Speech-driven 3D facial animation seeks to produce lifelike facial expressions that are synchronized with the speech content and its emotional nuances, finding applications in various multimedia fields. However, previous methods often overlook emotional facial expressions or fail to disentangle them effectively from the speech content. To address these challenges, we present EmoDiffusion, a novel approach that disentangles different emotions in speech to generate rich 3D emotional facial expressions. Specifically, our method employs two Variational Autoencoders (VAEs) to separately generate the upper face region and mouth region, thereby learning a more refined representation of the facial sequence. Unlike traditional methods that use diffusion models to connect facial expression sequences with audio inputs, we perform the diffusion process in the latent space. Furthermore, we introduce an Emotion Adapter to evaluate upper face movements accurately. Given the paucity of 3D emotional talking face data in the animation industry, we capture facial expressions under the guidance of animation experts using LiveLinkFace on an iPhone. This effort results in the creation of an innovative 3D blendshape emotional talking face dataset (3D-BEF) used to train our network. Extensive experiments and perceptual evaluations validate the effectiveness of our approach, confirming its superiority in generating realistic and emotionally rich facial animations.

Figures (5)

• Figure 1: Given audio input featuring diverse emotional tones, EmoDiffusion generates natural and vivid 3D facial expression sequences that accurately reflect the corresponding emotions.

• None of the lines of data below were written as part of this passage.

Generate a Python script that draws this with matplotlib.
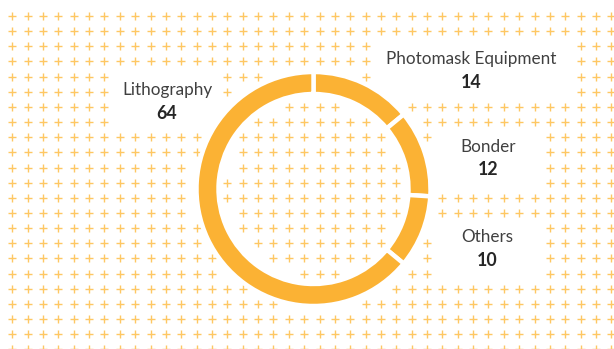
import matplotlib
matplotlib.use('Agg')
import matplotlib.pyplot as plt
import numpy as np

W, H = 614, 349

# Segment data (clockwise from 12 o'clock)
categories = ['Photomask Equipment', 'Bonder', 'Others', 'Lithography']
values = [14, 12, 10, 64]

ring_color = '#FBB234'
cross_color = '#FEBE48'

# donut geometry in pixels (origin top-left)
cx, cy = 313.5, 189
r_out, r_in = 117, 95

# label layout: text x, name baseline, value baseline, clear box (x0, y0, x1, y1)
label_layout = {
    'Photomask Equipment': (471, 64, 88, (373, 38, 573, 100)),
    'Bonder': (488, 152, 175, (437, 130, 542, 190)),
    'Others': (487, 242, 266, (437, 221, 542, 281)),
    'Lithography': (167, 95, 119, (112, 69, 219, 130)),
}

fig = plt.figure(figsize=(W / 100, H / 100), dpi=100)
ax = fig.add_axes([0, 0, 1, 1])

ax.pie(values, startangle=90, counterclock=False, center=(cx, H - cy),
       radius=r_out, colors=[ring_color] * len(values),
       wedgeprops=dict(width=r_out - r_in, edgecolor='white', linewidth=3.2))

ax.set_xlim(0, W)
ax.set_ylim(0, H)
ax.set_aspect('auto')
ax.axis('off')

for name, val in zip(categories, values):
    x, y_name, y_val, _ = label_layout[name]
    ax.text(x, H - y_name, name, ha='center', va='baseline', fontsize=12.3,
            family='Lato', color='#404040', zorder=5)
    ax.text(x, H - y_val, str(val), ha='center', va='baseline', fontsize=12.8,
            family='Lato', fontweight='bold', color='#262626', zorder=5)

# background grid of crosses, leaving the ring and the label boxes clear
xs = 12.3 + 15.36 * np.arange(40)
ys = 16 + 15.15 * np.arange(23)
px, py = [], []
for y in ys:
    for x in xs:
        d = np.hypot(x - cx, y - cy)
        if r_in - 7 < d < r_out + 4:
            continue
        if any(x0 < x < x1 and y0 < y < y1
               for *_, (x0, y0, x1, y1) in label_layout.values()):
            continue
        px.append(x)
        py.append(H - y)

ax.scatter(px, py, marker='+', s=26, linewidths=1.0, color=cross_color,
           alpha=0.85, zorder=0)

fig.savefig('out.png', dpi=100, facecolor='white')
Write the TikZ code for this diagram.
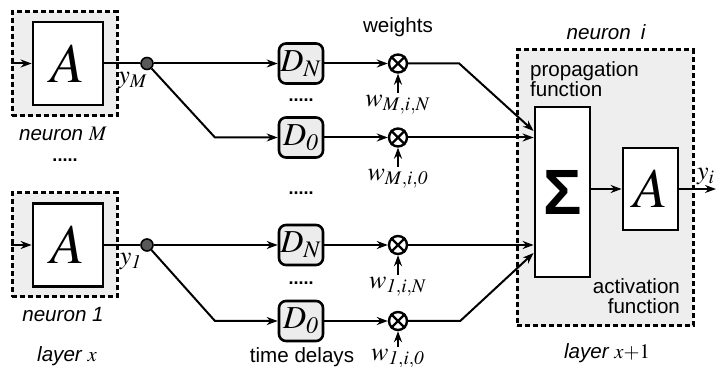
\documentclass[tikz,border=0pt]{standalone}
\usepackage{mathptmx}
\usepackage[no-math]{fontspec}
\setmainfont{Liberation Sans}
\usetikzlibrary{arrows.meta,calc}

\begin{document}
\begin{tikzpicture}[x=0.5pt,y=-0.5pt,
  lbl/.style={font=\fontsize{10.3}{10}\selectfont},
  ilbl/.style={font=\fontsize{10.3}{10}\selectfont\itshape},
  mlbl/.style={font=\fontsize{13}{14}\selectfont},
  layerbox/.style={draw,line width=1.5pt,dash pattern=on 2.6pt off 1.4pt,fill=gray!13,inner sep=0pt},
  actbox/.style={draw,line width=1.4pt,fill=white,inner sep=0pt,minimum width=35pt,minimum height=41.5pt,font=\fontsize{28}{30}\selectfont},
  delay/.style={draw,line width=1.3pt,rounded corners=3.5pt,fill=gray!15,minimum width=22pt,minimum height=20pt,inner sep=0pt,font=\fontsize{16}{18}\selectfont},
  mult/.style={draw,circle,line width=1.2pt,fill=white,minimum size=9pt,inner sep=0pt},
  knot/.style={circle,draw,line width=0.8pt,fill=black!65,minimum size=6pt,inner sep=0pt},
  con/.style={line width=1pt},
  arr/.style={con,-{Stealth[length=5.5pt,width=4pt]}},
  dots/.style={font=\fontsize{9}{9}\selectfont\bfseries}
]
\useasboundingbox (0,0) rectangle (717,367);

% layer x: neuron M and neuron 1
\node[layerbox,minimum width=52.5pt,minimum height=52pt] (neurM) at (64.5,64) {};
\node[actbox] (AM) at (68,63.5) {$A$};
\node[layerbox,minimum width=52.5pt,minimum height=52pt] (neur1) at (64.5,245) {};
\node[actbox] (A1) at (68,245) {$A$};
\draw[arr] (neurM.west |- AM.west) -- (AM.west);
\draw[arr] (neur1.west |- A1.west) -- (A1.west);
\node[mlbl] (yM) at (133,81) {$y_M$};
\node[mlbl] (y1) at (131,262) {$y_{\mathit{1}}$};
\node[ilbl] (capM) at (63,134) {neuron $M$};
\node[dots] (dotsL) at (65,160) {.....};
\node[ilbl] (cap1) at (63,315) {neuron 1};
\node[ilbl] (layX) at (67,356) {layer $x$};

% branch points
\node[knot] (dotM) at (147,63.5) {};
\node[knot] (dot1) at (147,245) {};
\draw[con] (AM.east) -- (dotM);
\draw[con] (A1.east) -- (dot1);

% time delays
\node[delay] (DMN) at (301,63.5) {$D_N$};
\node[delay] (DM0) at (301,137.5) {$D_{\mathit{0}}$};
\node[delay] (D1N) at (301,245) {$D_N$};
\node[delay] (D10) at (301,321) {$D_{\mathit{0}}$};
\node[dots] (dotsA) at (301,100) {.....};
\node[dots] (dotsB) at (301,193) {.....};
\node[dots] (dotsC) at (301,283) {.....};
\node[lbl] (tdel) at (302,357) {time delays};
\draw[arr] (dotM) -- (DMN);
\draw[arr] (dotM) -- ++(68,74) -- (DM0.west);
\draw[arr] (dot1) -- (D1N);
\draw[arr] (dot1) -- ++(68,76) -- (D10.west);

% weights
\node[lbl] (wts) at (398,27) {weights};
\node[mult] (mMN) at (398,63.5) {};
\node[mult] (mM0) at (398,137.5) {};
\node[mult] (m1N) at (398,245) {};
\node[mult] (m10) at (398,321) {};
\foreach \m in {mMN,mM0,m1N,m10}
  \draw[line width=1.2pt] (\m.north east) -- (\m.south west) (\m.north west) -- (\m.south east);
\node[mlbl,anchor=north,inner sep=1pt] (wMN) at (398,93) {$w_{M,i,N}$};
\node[mlbl,anchor=north,inner sep=1pt] (wM0) at (398,167) {$w_{M,i,\mathit{0}}$};
\node[mlbl,anchor=north,inner sep=1pt] (w1N) at (398,275) {$w_{\mathit{1},i,N}$};
\node[mlbl,anchor=north,inner sep=1pt] (w10) at (398,347) {$w_{\mathit{1},i,\mathit{0}}$};
\draw[arr] (DMN) -- (mMN);
\draw[arr] (DM0) -- (mM0);
\draw[arr] (D1N) -- (m1N);
\draw[arr] (D10) -- (m10);
\draw[arr] (wMN.north) -- (mMN.south);
\draw[arr] (wM0.north) -- (mM0.south);
\draw[arr] (w1N.north) -- (m1N.south);
\draw[arr] (w10.north) -- (m10.south);

% layer x+1: neuron i
\node[layerbox,minimum width=88pt,minimum height=138pt] (neurI) at (605,188) {};
\node[actbox,minimum width=27.5pt,minimum height=85pt,font=\fontsize{32}{32}\selectfont\bfseries] (Sig) at (562.5,192) {Σ};
\node[actbox,minimum width=27.5pt,minimum height=41pt] (AI) at (650.5,189) {$A$};
\node[ilbl] (capI) at (606,32) {neuron\hspace{5pt}i};
\node[lbl,align=left,anchor=north west] (prop) at (523,55) {propagation\\function};
\node[lbl,align=right,anchor=south east] (actf) at (687,321) {activation\\function};
\node[ilbl] (layX1) at (607,353) {layer $x{+}1$};
\node[mlbl] (yI) at (706,177) {$y_i$};
\coordinate (yout) at (716,189);

\draw[arr] (mMN.east) -- ++(51,0) -- ($(Sig.north west)!0.147!(Sig.south west)$);
\draw[arr] (mM0.east) -- (mM0.east -| Sig.west);
\draw[arr] (m1N.east) -- (m1N.east -| Sig.west);
\draw[arr] (m10.east) -- ++(52,0) -- ($(Sig.north west)!0.853!(Sig.south west)$);
\draw[arr] (Sig.east |- AI.west) -- (AI.west);
\draw[arr] (AI.east) -- (yout);
\end{tikzpicture}
\end{document}
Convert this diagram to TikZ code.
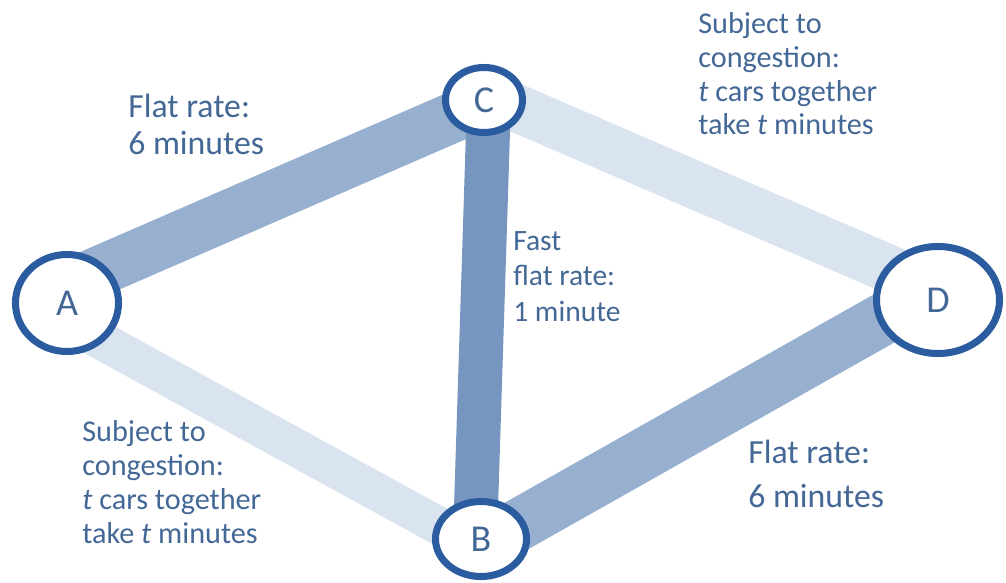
\documentclass[tikz,border=0pt]{standalone}
\usepackage{fontspec}
\setmainfont{Carlito}
\usetikzlibrary{shapes.geometric,calc,backgrounds}

\definecolor{ringblue}{RGB}{43,92,160}
\definecolor{textblue}{RGB}{68,104,150}
\definecolor{roadmid}{RGB}{152,176,207}
\definecolor{roaddark}{RGB}{118,150,192}
\definecolor{roadlight}{RGB}{218,228,240}

\tikzset{
  town/.style={ellipse, draw=ringblue, line width=5pt, fill=white, inner sep=0pt,
    text=textblue, font=\fontsize{27}{27}\selectfont},
  road/.style={line cap=butt},
  note/.style={anchor=base west, align=left, inner sep=0pt, text=textblue},
}

\begin{document}
\begin{tikzpicture}[x=0.025cm, y=-0.025cm]
    \useasboundingbox (0,0) rectangle (1006,583);

    %towns
    \node[town, minimum width=2.575cm, minimum height=2.425cm] (A) at (67,303) {A};
    \node[town, minimum width=1.925cm, minimum height=1.625cm] (C) at (484,100) {C};
    \node[town, minimum width=2.275cm, minimum height=1.875cm] (B) at (481,539) {B};
    \node[town, minimum width=3.075cm, minimum height=2.675cm] (D) at (938,300) {D};

    %roads
    \begin{scope}[on background layer]
    \draw[road, roadmid, line width=35.6pt] ($(A)+(0,-18)$) -- ($(C)+(0,4)$);
    \draw[road, roadlight, line width=27pt] ($(A)+(0,19)$) -- ($(B)+(0,10)$);
    \draw[road, roadlight, line width=34pt] ($(C)+(0,-6)$) -- ($(D)+(0,-10)$);
    \draw[road, roadmid, line width=37pt] ($(B)+(0,7)$) -- ($(D)+(0,-12)$);
    \draw[road, roaddark, line width=31.3pt] ($(C)+(5,0)$) -- ($(B)+(-6,0)$);
    \end{scope}

    %labels (placed at the baseline of their last line)
    \node[note, font=\fontsize{24}{27}\selectfont] (ACnote) at (128,155) {Flat rate:\\6 minutes};
    \node[note, font=\fontsize{24}{31}\selectfont] (BDnote) at (748,507) {Flat rate:\\6 minutes};
    \node[note, font=\fontsize{21}{25}\selectfont] (CBnote) at (513,321) {Fast\\flat rate:\\1 minute};
    \node[note, font=\fontsize{21.5}{24}\selectfont] (CDnote) at (698,135)
        {Subject to\\congestion:\\\textit{t} cars together\\take \textit{t} minutes};
    \node[note, font=\fontsize{21.5}{24}\selectfont] (ABnote) at (82,543)
        {Subject to\\congestion:\\\textit{t} cars together\\take \textit{t} minutes};
\end{tikzpicture}
\end{document}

• Figure 2: Overview of EmoDiffusion. We propose EmoDiffusion, a novel framework that integrates two Variational Autoencoder (VAE) architectures using the facial blendshape coefficients data with their corresponding Latent Diffusion Models. This framework incorporates an Emotion Adapter-enhanced diffusion model specifically designed to augment the expressiveness of the upper face. Given an input audio signal, the audio encoder extracts an audio embedding, denoted as $\tau_{\theta}$. Utilizing the conditioned denoiser $\epsilon_{\theta}$, we reverse the diffusion steps to generate the latent facial expressions $\hat{z}_0$. These expressions are then decoded by the respective VAE decoders $\mathcal{D}$, and the outputs from each are concatenated to form the final facial expression sequence. This approach ensures a robust and expressive generation of facial movements synchronized with the input audio.
• Figure 3: 3D-BEF dataset consists of nine different significant facial expression with audio annotaions from different annotators. The figure showcases one example of each representative emotion of our dataset, including neutral, angry, doubtful, surprised, happy, sad, scared, serious, and proud.
• Figure 4: We conducted a visual comparison of facial movements using different methods trained on the 3D-BEF dataset. Our analysis focused on various syllables, revealing that our method achieved greater precision in mouth movements and upper face expressions across different emotional styles. Notably, our method exhibited enhanced movement in the eyebrows and eyelids, effectively capturing the essence of a happy emotion, exemplified by the syllable "/tA/". Furthermore, for syllables necessitating mouth curving, such as "/jAŋ/", our approach demonstrated superior accuracy in depicting the curving mouth movements. Our methods also express emotions well with modal particles like sobbing.
• Figure 6: Perceptual evaluation on Ours vs. Ground Truth or Ours vs. SelfTalk peng2023selftalk. The evaluation focused on the mesh visualization results of facial expressions generated by each method. Remarkably, participants in the study found it challenging to distinguish between the facial expressions generated by our model and the ground truth.